February 27, 2009

The authors no one remembers

Filed under: recommended reading — Rhiannon Lassiter @ 12:15 pm

When I was small my mother used to get cross with me for forgetting the authors of the books I liked. (A stance not entirely unrelated to the fact she is a professional author herself). Now I am older and have achieved memory skills better than than the average goldfish I do remember authors and titles , which is why I share these enviable skills on what’s that book

But I do pity Monica Hughes who seems to be the most forgotten of all authors. Today yet another of her books was listed by someone who’d forgotten author and title. It is, of course, Keeper of the Isis Light. Monica Hughes died in 2003 and her wikipedia page lists 37 published titles from the 1970s to the turn of the century. I have read five of those: Keeper of the Isis Light, The Guardian of Isis, Devil on My Back, The Dream Catcher and Sandwriter. I’ve read each of those several times and still have copies of the last two. But there are 32 more books of hers to read and I am determined to acquire more of them – if only to prove that someone remembers her and rates her work high enough to recall.

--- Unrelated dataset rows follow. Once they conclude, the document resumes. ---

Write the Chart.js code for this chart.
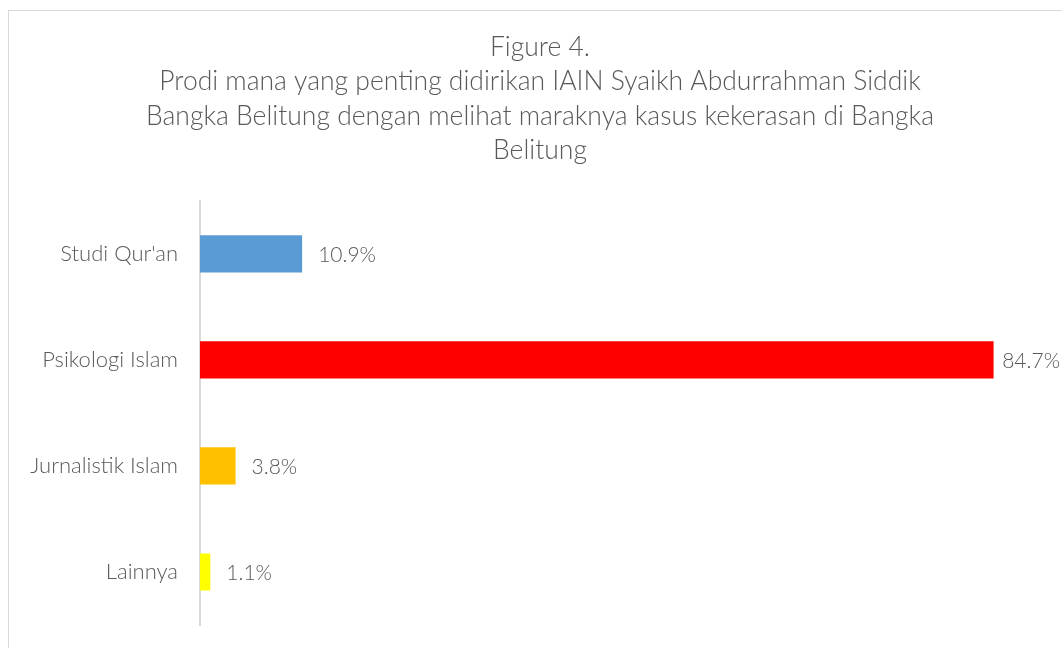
<!DOCTYPE html>
<html>
<head>
<meta charset="utf-8">
<script src="https://cdn.jsdelivr.net/npm/chart.js@4.4.1/dist/chart.umd.min.js"></script>
<style>
    html, body { margin: 0; padding: 0; background: #ffffff; }
    #wrap { position: relative; width: 1062px; height: 648px; overflow: hidden; }
    #frame {
        position: absolute; left: 8px; top: 10px; width: 1100px; height: 700px;
        border: 1px solid #d9d9d9; box-sizing: border-box; pointer-events: none;
    }
</style>
</head>
<body>
<div id="wrap">
    <canvas id="prodiChart" width="1062" height="648"></canvas>
    <div id="frame"></div>
</div>
<script>
// Chart data
const titleLines = [
    "Figure 4.",
    "Prodi mana yang penting didirikan IAIN Syaikh Abdurrahman Siddik",
    "Bangka Belitung dengan melihat maraknya kasus kekerasan di Bangka",
    "Belitung"
];
const categories = ["Studi Qur'an", "Psikologi Islam", "Jurnalistik Islam", "Lainnya"];
const percentages = [10.9, 84.7, 3.8, 1.1];
const barColors = ["#5b9bd5", "#ff0000", "#ffc000", "#ffff00"];

const textColor = "#595959";
const fontFamily = "Lato, 'Open Sans', sans-serif";

// Draw the value labels next to each bar
const valueLabels = {
    id: "valueLabels",
    afterDatasetsDraw(chart) {
        const ctx = chart.ctx;
        const meta = chart.getDatasetMeta(0);
        ctx.save();
        ctx.font = "300 21px " + fontFamily;
        ctx.fillStyle = textColor;
        ctx.textBaseline = "middle";
        meta.data.forEach((bar, i) => {
            const text = percentages[i].toFixed(1) + "%";
            const w = ctx.measureText(text).width;
            let x = bar.x + 16;
            if (x + w > chart.width - 2) {
                x = chart.width - 2 - w;
            }
            ctx.fillText(text, x, bar.y + 1);
        });
        ctx.restore();
    }
};

function renderChart() {
    const ctx = document.getElementById("prodiChart").getContext("2d");
    new Chart(ctx, {
        type: "bar",
        data: {
            labels: categories,
            datasets: [
                {
                    data: percentages,
                    backgroundColor: barColors,
                    barPercentage: 0.35,
                    categoryPercentage: 1,
                },
            ],
        },
        options: {
            indexAxis: "y",
            responsive: false,
            animation: false,
            layout: { padding: { left: 18, right: 0, top: 20, bottom: 23 } },
            plugins: {
                legend: { display: false },
                tooltip: { enabled: false },
                title: {
                    display: true,
                    text: titleLines,
                    color: textColor,
                    font: { family: fontFamily, size: 26.5, weight: 300, lineHeight: 1.3 },
                    padding: { top: 10, bottom: 33 },
                },
            },
            scales: {
                x: {
                    display: false,
                    min: 0,
                    max: 92,
                },
                y: {
                    grid: { display: false },
                    border: { display: true, color: "#d9d9d9", width: 2 },
                    ticks: {
                        color: textColor,
                        font: { family: fontFamily, size: 22, weight: 300 },
                        padding: 14,
                    },
                    afterFit(scale) {
                        scale.width = 182;
                        scale.paddingTop = 0;
                        scale.paddingBottom = 0;
                    },
                },
            },
        },
        plugins: [valueLabels],
    });
}

renderChart();
</script>
</body>
</html>
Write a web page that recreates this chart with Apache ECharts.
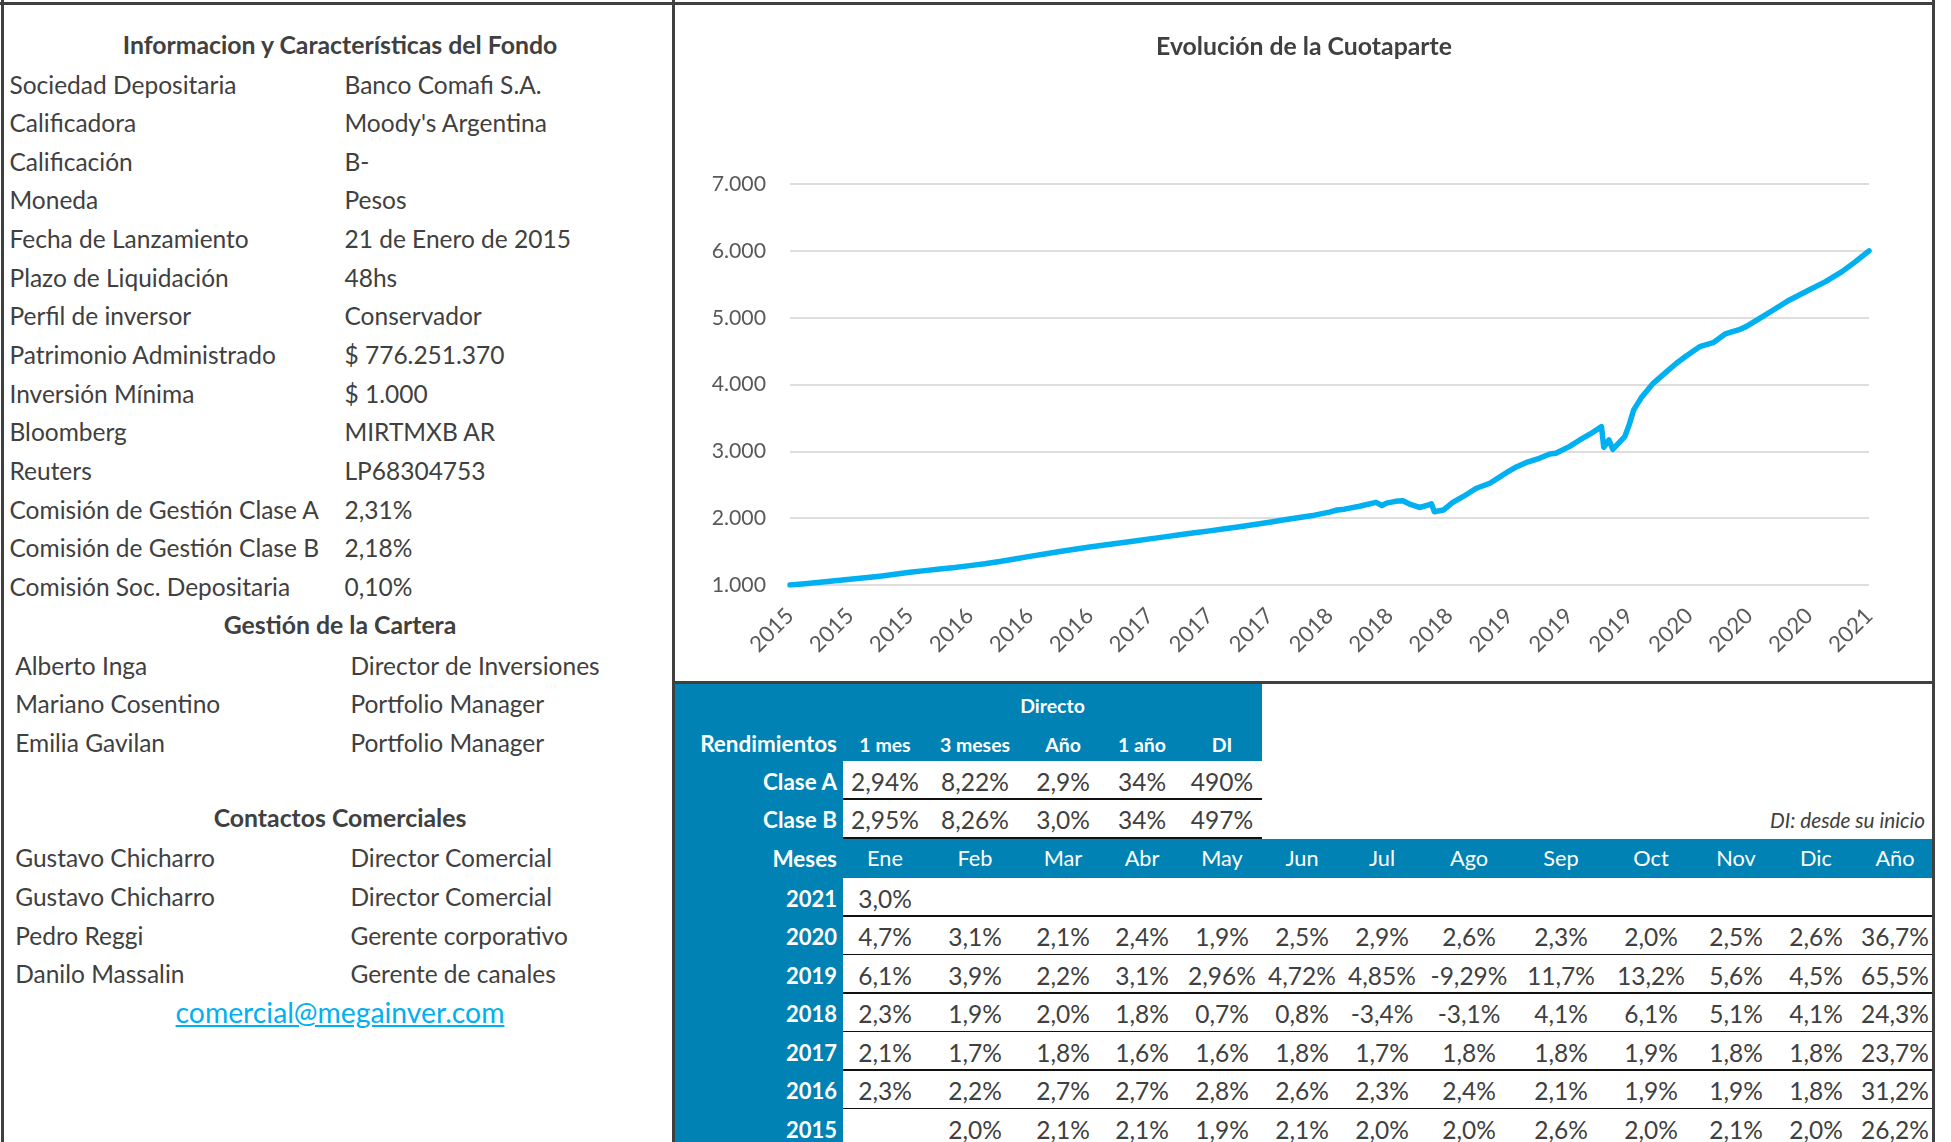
<!DOCTYPE html>
<html>
<head>
<meta charset="utf-8">
<script src="https://cdn.jsdelivr.net/npm/echarts/dist/echarts.min.js"></script>
<style>
html,body{margin:0;padding:0;background:#fff;width:1951px;height:1142px;overflow:hidden;}
#stage{position:absolute;left:0;top:0;width:1951px;height:1142px;}
#chart{position:absolute;left:0;top:0;width:1951px;height:1142px;}
</style>
</head>
<body>
<div id="stage"></div>
<div id="chart"></div>
<script>
// ---------------- DATA ----------------
const infoTitulo = 'Informacion y Características del Fondo';
const infoLabels = ['Sociedad Depositaria','Calificadora','Calificación','Moneda','Fecha de Lanzamiento','Plazo de Liquidación','Perfil de inversor','Patrimonio Administrado','Inversión Mínima','Bloomberg','Reuters','Comisión de Gestión Clase A','Comisión de Gestión Clase B','Comisión Soc. Depositaria'];
const infoValores = ['Banco Comafi S.A.',"Moody's Argentina",'B-','Pesos','21 de Enero de 2015','48hs','Conservador','$ 776.251.370','$ 1.000','MIRTMXB AR','LP68304753','2,31%','2,18%','0,10%'];
const gestionTitulo = 'Gestión de la Cartera';
const gestionNombres = ['Alberto Inga','Mariano Cosentino','Emilia Gavilan'];
const gestionCargos = ['Director de Inversiones','Portfolio Manager','Portfolio Manager'];
const contactosTitulo = 'Contactos Comerciales';
const contactosNombres = ['Gustavo Chicharro','Gustavo Chicharro','Pedro Reggi','Danilo Massalin'];
const contactosCargos = ['Director Comercial','Director Comercial','Gerente corporativo','Gerente de canales'];
const contactoEmail = 'comercial@megainver.com';

const chartTitulo = 'Evolución de la Cuotaparte';
const xTickLabels = ['2015','2015','2015','2016','2016','2016','2017','2017','2017','2018','2018','2018','2019','2019','2019','2020','2020','2020','2021'];
// months elapsed since launch (x position) and share value
const mesesDesdeInicio = [0,1,2,3,4,5,6,7,8,9,10,11,12,13,14,15,16,17,18,19,20,21,22,23,24,25,26,27,28,29,30,31,32,33,34,35,36,36.5,37,38,39.1,39.5,39.8,40.4,40.9,41.4,42.0,42.5,42.8,43.0,43.6,44.2,44.9,45.8,46.7,47.4,47.8,48.5,49.1,50.0,50.7,51.1,52.0,52.7,53.4,54.15,54.3,54.65,54.9,55.7,56.0,56.3,56.8,57.6,58.5,59.15,59.8,60.7,61.6,62.4,63.4,63.8,64.9,65.8,66.7,68.0,69.1,70.2,71.1,72];
const cuotaparte = [1000,1018,1040,1062,1085,1108,1132,1160,1190,1215,1240,1262,1290,1318,1352,1390,1428,1465,1500,1535,1568,1598,1628,1657,1690,1720,1752,1782,1810,1842,1873,1905,1938,1975,2010,2045,2090,2122,2135,2178,2237,2190,2225,2252,2261,2205,2160,2190,2215,2097,2122,2232,2321,2447,2522,2621,2680,2770,2830,2896,2960,2970,3070,3170,3260,3369,3060,3170,3030,3219,3400,3620,3800,4018,4192,4318,4427,4566,4626,4756,4826,4866,5015,5141,5265,5415,5539,5689,5838,6000];
const yMin = 1000, yMax = 7000, yStep = 1000;

const rendTitulo = 'Rendimientos';
const rendGrupo = 'Directo';
const rendHeaders = ['1 mes','3 meses','Año','1 año','DI'];
const claseLabels = ['Clase A','Clase B'];
const claseA = ['2,94%','8,22%','2,9%','34%','490%'];
const claseB = ['2,95%','8,26%','3,0%','34%','497%'];
const notaDI = 'DI: desde su inicio';
const mesesTitulo = 'Meses';
const meses = ['Ene','Feb','Mar','Abr','May','Jun','Jul','Ago','Sep','Oct','Nov','Dic','Año'];
const anios = ['2021','2020','2019','2018','2017','2016','2015'];
const rend2021 = ['3,0%','','','','','','','','','','','',''];
const rend2020 = ['4,7%','3,1%','2,1%','2,4%','1,9%','2,5%','2,9%','2,6%','2,3%','2,0%','2,5%','2,6%','36,7%'];
const rend2019 = ['6,1%','3,9%','2,2%','3,1%','2,96%','4,72%','4,85%','-9,29%','11,7%','13,2%','5,6%','4,5%','65,5%'];
const rend2018 = ['2,3%','1,9%','2,0%','1,8%','0,7%','0,8%','-3,4%','-3,1%','4,1%','6,1%','5,1%','4,1%','24,3%'];
const rend2017 = ['2,1%','1,7%','1,8%','1,6%','1,6%','1,8%','1,7%','1,8%','1,8%','1,9%','1,8%','1,8%','23,7%'];
const rend2016 = ['2,3%','2,2%','2,7%','2,7%','2,8%','2,6%','2,3%','2,4%','2,1%','1,9%','1,9%','1,8%','31,2%'];
const rend2015 = ['','2,0%','2,1%','2,1%','1,9%','2,1%','2,0%','2,0%','2,6%','2,0%','2,1%','2,0%','26,2%'];
const rendAnios = [rend2021,rend2020,rend2019,rend2018,rend2017,rend2016,rend2015];

// ---------------- STYLE / LAYOUT ----------------
const FONT = 'Lato';
const TXT = '#404040';
const BLUE = '#0082B4';
const BORDER = '#404040';
const LINE_BLUE = '#00B0F0';

const cv = document.createElement('canvas').getContext('2d');
function measure(s, size, weight, style) {
  cv.font = (style || 'normal') + ' ' + (weight || 400) + ' ' + size + 'px ' + FONT;
  return cv.measureText(s).width;
}
const bodyFs = 100 * 227 / measure('Sociedad Depositaria', 100);
const headFs = 100 * 436 / measure(infoTitulo, 100, 700);
const emailFs = 100 * 329 / measure(contactoEmail, 100);
const notaFs = 100 * 155 / measure(notaDI, 100, 400, 'italic');
const k = bodyFs / 26.5;
const kb = headFs / 26.5;

const stage = document.getElementById('stage');
function rect(x, y, w, h, c) {
  const d = document.createElement('div');
  Object.assign(d.style, {position:'absolute', left:x+'px', top:y+'px', width:w+'px', height:h+'px', background:c});
  stage.appendChild(d);
}
function txt(s, x, cy, fs, o) {
  o = o || {};
  const d = document.createElement('div');
  d.textContent = s;
  const tx = o.align === 'center' ? '-50%' : (o.align === 'right' ? '-100%' : '0');
  Object.assign(d.style, {
    position:'absolute', left:x+'px', top:(cy - 0.53*fs)+'px', fontSize:fs+'px', lineHeight:fs+'px',
    whiteSpace:'nowrap', fontFamily:FONT, fontWeight:o.bold ? '700' : '400',
    fontStyle:o.italic ? 'italic' : 'normal', color:o.color || TXT,
    textDecoration:o.underline ? 'underline' : 'none', transform:'translateX(' + tx + ')'
  });
  stage.appendChild(d);
}

// blue table backgrounds
rect(675, 684, 168, 458, BLUE);
rect(843, 684, 419, 77, BLUE);
rect(843, 838.5, 1090, 39.5, BLUE);

// borders
rect(0, 2, 1935, 3, BORDER);
rect(1, 0, 3, 1142, BORDER);
rect(672, 0, 3, 1142, BORDER);
rect(1932, 0, 3, 1142, BORDER);
rect(672, 681, 1263, 3, BORDER);

// left panel
const CX = 340;
txt(infoTitulo, CX, 46.5, headFs, {align:'center', bold:true});
infoLabels.forEach((s, i) => {
  const cy = 85.5 + i * 38.65;
  txt(s, 9.5, cy, bodyFs);
  txt(infoValores[i], 344.5, cy, bodyFs);
});
txt(gestionTitulo, CX, 626.5, headFs, {align:'center', bold:true});
gestionNombres.forEach((s, i) => {
  const cy = 666.5 + i * 38.6;
  txt(s, 15.2, cy, bodyFs);
  txt(gestionCargos[i], 350.4, cy, bodyFs);
});
txt(contactosTitulo, CX, 819.5, headFs, {align:'center', bold:true});
contactosNombres.forEach((s, i) => {
  const cy = 859.3 + i * 38.6;
  txt(s, 15.2, cy, bodyFs);
  txt(contactosCargos[i], 350.4, cy, bodyFs);
});
txt(contactoEmail, CX, 1013, emailFs, {align:'center', color:LINE_BLUE, underline:true});

// returns table
const colX = [885, 975, 1063, 1142, 1222, 1302, 1382, 1469, 1561, 1651, 1736, 1816, 1895];
const LBL_R = 837;
txt(rendGrupo, 1052.5, 706, 20.8*kb, {align:'center', bold:true, color:'#fff'});
txt(rendTitulo, LBL_R, 744.5, 24*kb, {align:'right', bold:true, color:'#fff'});
rendHeaders.forEach((s, i) => txt(s, colX[i], 745, 20.8*kb, {align:'center', bold:true, color:'#fff'}));
[claseA, claseB].forEach((row, r) => {
  const cy = 783 + r * 37.8;
  txt(claseLabels[r], LBL_R, cy, 24*kb, {align:'right', bold:true, color:'#fff'});
  row.forEach((s, i) => txt(s, colX[i], cy, bodyFs, {align:'center'}));
});
rect(843, 798, 419, 1.6, '#111');
rect(843, 837, 419, 1.6, '#111');
txt(notaDI, 1925, 821, notaFs, {align:'right', italic:true});
txt(mesesTitulo, LBL_R, 859.5, 24*kb, {align:'right', bold:true, color:'#fff'});
meses.forEach((s, i) => txt(s, colX[i], 859.5, 23.5*k, {align:'center', color:'#fff'}));
anios.forEach((a, r) => {
  const cy = 899.5 + r * 38.5;
  txt(a, LBL_R, cy, 23.5*kb, {align:'right', bold:true, color:'#fff'});
  rendAnios[r].forEach((s, i) => { if (s) txt(s, colX[i], cy, bodyFs, {align:'center'}); });
  if (r < anios.length - 1) rect(843, cy + 15.8, 1089, 1.6, '#111');
});

// ---------------- CHART ----------------
const chart = echarts.init(document.getElementById('chart'), null, {renderer:'canvas'});
const serie = mesesDesdeInicio.map((m, i) => [m, cuotaparte[i]]);
const fmtMiles = v => String(v).replace(/\B(?=(\d{3})+(?!\d))/g, '.');
chart.setOption({
  animation: false,
  backgroundColor: 'transparent',
  textStyle: {fontFamily: FONT},
  graphic: [{
    type: 'text', x: 1304, y: 46.5,
    style: {text: chartTitulo, textAlign: 'center', textVerticalAlign: 'middle',
      fontFamily: FONT, fontWeight: 'bold', fontSize: headFs, fill: TXT}
  }],
  grid: {left: 790, top: 184, width: 1079, height: 401, containLabel: false},
  xAxis: {
    type: 'value', min: 0, max: 72, interval: 4,
    axisLine: {show: false}, axisTick: {show: false}, splitLine: {show: false},
    axisLabel: {rotate: 45, margin: 27, color: '#595959', fontSize: 24*k, fontFamily: FONT,
      formatter: v => xTickLabels[Math.round(v / 4)] || ''}
  },
  yAxis: {
    type: 'value', min: yMin, max: yMax, interval: yStep,
    axisLine: {show: false}, axisTick: {show: false},
    splitLine: {lineStyle: {color: '#DEDEDE', width: 2}},
    axisLabel: {margin: 24, color: '#595959', fontSize: 23*k, fontFamily: FONT, formatter: fmtMiles}
  },
  series: [{
    type: 'line', data: serie, showSymbol: false, symbol: 'none',
    lineStyle: {color: LINE_BLUE, width: 5.5, cap: 'round', join: 'round'}
  }]
});
</script>
</body>
</html>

Eva Ibbotson is another who seems to linger in obscurity although she is very much alive and published two new titles last year. Margaret Mahy doesn’t get remembered well either and at the height of the Harry Potter craze many of my friends bewailed the fact that Diana Wynne Jones wasn’t getting more notice.

What are other people’s candidates for forgotten authors who deserve better of their readers? And which are the books I should immediately order?

August 12, 2008

10 SF titles

Filed under: recommended reading — Rhiannon Lassiter @ 12:30 pm

Sara W asked me to recommend some science-fiction titles to her. An insto-list of good SF follows. I’m limiting myself to ten titles or I’ll be here all day.

  • A Deepness in the Sky, Vernor Vinge
  • Ender’s Game, Orson Scott Card
  • Drinking Sapphire Wine, Tanith Lee
  • Her Smoke Rose Up Forever (short stories), James Tiptree Jr
  • Palace, Katherine Kerr and Mark Kreighbaum
  • Permutation City, Greg Egan
  • Snow Queen, Joan D. Vinge
  • Steel Beach, John Varley
  • The Dispossessed, Ursula Le Guin
  • Xenogenesis trilogy, Octavia Butler

January 1, 2008

Night Maze by Annie Dalton

Filed under: recommended reading — Rhiannon Lassiter @ 12:00 am

[recommended reading]

After growing up in foster homes Gerald Noone discovers that he has a family after all. The Noones live in Owlcote, a fantastic stately home, and seem to have everything.

But Gerald discovers that the family is bitterly unhappy. His adopted cousin Harriet wears gloves and claims that everything she touches is poisoned. His other cousins have allergies that threaten their lives, his aunts and uncles are also broken and his grandmother rules the house with an iron rod. Forbidden to enter the house’s maze, Gerald enters regardless but during the day time it is a simple structure of hedges and paths. Only at night does it become magical and mysterious – surrounding the riddle of what has cursed the Noone family.

I’d consider this book suitable for readers aged 12+.